Thought For Today

I am so glad that you have found this site and I hope you will find encouragement and joy as you read through my thoughts on God, family and life.

Friday, December 8, 2017

When Heaven's Gate Seems to be Closed


Have you ever prayed for something and nothing seemed to happen? When this occurs, do you ever wonder if God is refusing to listen to your pleas?
I woke up this morning feeling that way about my prayers that I placed before God these last several weeks, and  nothing seemed to be happening. The thought went through my mind, "Could it be that heaven's doors do in fact close at times?"

As I sat in the darkness before the fire that I made, early this

morning, I prayed, "Lord, I believe, please help me with my unbelief!" I then recalled the story of a pleading father in the Bible who asked Jesus to heal his child by saying, "If you can, heal my child." Jesus responded by saying, "If I can? Anything is possible for those who believe!" The father's response, "I believe, please help my unbelief?" was exactly where I was at this morning.

Each day I read my devotions from the Bible in sequence, book by book, chapter by chapter. Today I did not want to open my Bible to read God's word. Call it being stubborn, call it a lack of faith, I just couldn't do it. Then I recalled from my past, "When it is the hardest time to open God's word, it is this time that I need to do it the most." So, I opened the scripture to the beginning of Matthew and read the account of Jesus' birth. In reading the passages of Joseph, I saw that he was going to divorce Mary in private, not wanting her to suffer humiliation by her relatives and community. Then I perceived as I read, Joseph must have been devastated, his dreams of marriage to Mary were dashed along with his planned future. His embarrassment he would have to face along with an empty uncertain future. This changed for him when an angel appeared in a dream and he was told that he must marry Mary and that God was going to change the world by Mary's unplanned birth. God had different plans than Joseph and God's plans were much greater than his.

A king was to be born, not in a palace, but a humble stable,
another event that Joseph had not planned nor accounted for. Next, his fleeing with Mary and the infant Jesus to Egypt was another event that he had not planned for or for that matter, one Joseph was not looking forward to.

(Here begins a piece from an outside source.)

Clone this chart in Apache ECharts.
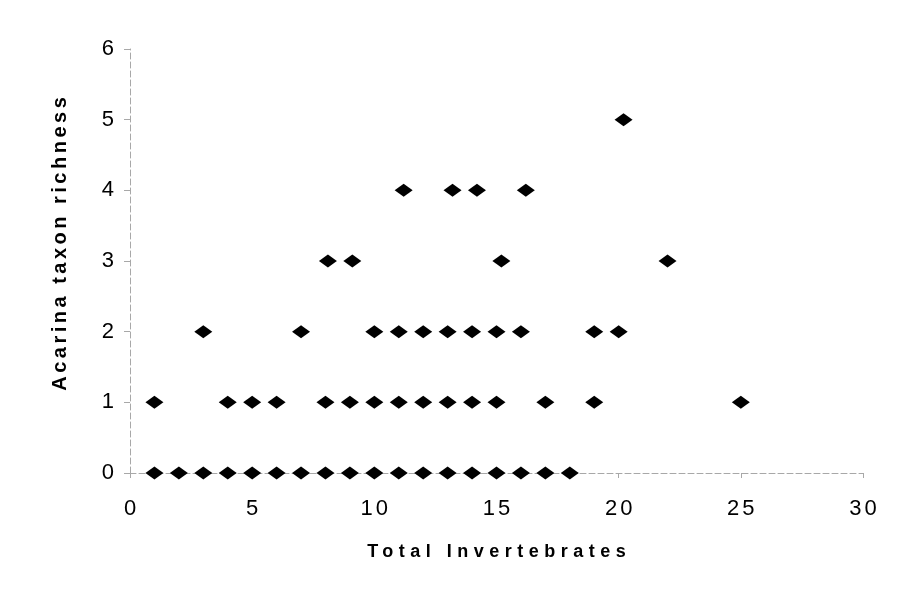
<!DOCTYPE html>
<html>
<head>
<meta charset="utf-8">
<script src="https://cdn.jsdelivr.net/npm/echarts@6/dist/echarts.min.js"></script>
<style>html,body{margin:0;padding:0;background:#fff;}#c{width:905px;height:600px;}</style>
</head>
<body>
<div id="c"></div>
<script>
// Data
const totalInvertebrates = [
  1,2,3,4,5,6,7,8,9,10,11,12,13,14,15,16,17,18,
  1,4,5,6,8,9,10,11,12,13,14,15,17,19,25,
  3,7,10,11,12,13,14,15,16,19,20,
  8.1,9.1,15.2,22,
  11.2,13.2,14.2,16.2,
  20.2
];
const acarinaRichness = [
  0,0,0,0,0,0,0,0,0,0,0,0,0,0,0,0,0,0,
  1,1,1,1,1,1,1,1,1,1,1,1,1,1,1,
  2,2,2,2,2,2,2,2,2,2,2,
  3,3,3,3,
  4,4,4,4,
  5
];
const xTicks = [0,5,10,15,20,25,30];
const yTicks = [0,1,2,3,4,5,6];
const xTitle = 'Total Invertebrates';
const yTitle = 'Acarina taxon richness';

// letter spacing (the scanned original text is widely spaced)
const LS = {};
LS[xTitle] = 5.5;
LS[yTitle] = 3.5;
const DEFAULT_LS = 3;
(function(){
  const P = CanvasRenderingContext2D.prototype;
  const orig = P.fillText;
  if (!('letterSpacing' in P)) return;
  P.fillText = function(t, x, y, m){
    const ls = (LS[t] !== undefined) ? LS[t] : DEFAULT_LS;
    const f = this.font;
    this.letterSpacing = ls + 'px';
    this.font = f;
    let dx = 0;
    if (this.textAlign === 'center') dx = ls / 2;
    else if (this.textAlign === 'right' || this.textAlign === 'end') dx = ls;
    if (m === undefined) orig.call(this, t, x + dx, y); else orig.call(this, t, x + dx, y, m);
    this.letterSpacing = '0px';
    this.font = f;
  };
})();

const points = totalInvertebrates.map((v, i) => [v, acarinaRichness[i]]);

const chart = echarts.init(document.getElementById('c'), null, {renderer: 'canvas'});
const font = '"Liberation Sans", Arial, sans-serif';
chart.setOption({
  animation: false,
  backgroundColor: '#fff',
  grid: {left: 130, right: 42, top: 49, bottom: 127, containLabel: false},
  xAxis: {
    type: 'value', min: xTicks[0], max: xTicks[xTicks.length-1], interval: 5,
    name: xTitle, nameLocation: 'middle', nameGap: 70,
    nameTextStyle: {fontFamily: font, fontSize: 18, fontWeight: 'bold', color: '#000'},
    axisLine: {show: true, lineStyle: {color: '#a8a8a8', width: 1, type: [6, 3]}},
    axisTick: {show: true, length: 5, lineStyle: {color: '#a8a8a8'}},
    axisLabel: {fontFamily: font, fontSize: 22, color: '#000', margin: 25},
    splitLine: {show: false}
  },
  yAxis: {
    type: 'value', min: yTicks[0], max: yTicks[yTicks.length-1], interval: 1,
    name: yTitle, nameLocation: 'middle', nameGap: 60, nameRotate: 90,
    nameTextStyle: {fontFamily: font, fontSize: 20, fontWeight: 'bold', color: '#000', padding: [0, 0, 0, 34]},
    axisLine: {show: true, lineStyle: {color: '#a8a8a8', width: 1, type: [6, 3]}},
    axisTick: {show: true, length: 6, lineStyle: {color: '#a8a8a8'}},
    axisLabel: {fontFamily: font, fontSize: 22, color: '#000', margin: 16},
    splitLine: {show: false}
  },
  series: [{
    type: 'scatter',
    data: points,
    symbol: 'diamond',
    symbolSize: [18, 13],
    itemStyle: {color: '#000', opacity: 1}
  }]
});
</script>
</body>
</html>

After king Herod's death he was told he could return to Israel, but he could not go home, it was to be Nazareth instead of Bethlehem. This was not the town that Joseph had hoped to live in I am sure. In Joseph's day the term, "Nazarene" was virtually a synonym for "despised" as recorded in John 1:45-46. What went through my mind as I was reading these passages is what Joseph might have thought, "What is God thinking, for him to send us to this horrid place?"
Another plan that Joseph had not accounted for or even wanted. In pondering this further, it was a perfect place for Jesus, a place where no one wanted to be or exercise any treacherous and revengeful influence, such as "Archelaus" the son of Herod the dead king. In all this, God had a plan, it was not what Joseph had in mind I am sure, but Joseph was willing to listen and obey God. Through his obedience, Joseph exercised his faith.
After reading this I realized, "Can I do no less by waiting on God when there is silence from heaven's gate?" God was showing me that when reading this account of Joseph, that he is working even when it appears that nothing is happening, and my obedience is to wait on "His" plans to unfold. I am beginning to realize that God is not "Testing" my faith so much as he is causing it to increase. Without the opportunity in waiting and trusting in God's plan, faith cannot in fact grow. After my reluctance in reading the scripture this morning, I now see that Jesus was in fact answering my prayer, "Lord I believe, help my unbelief."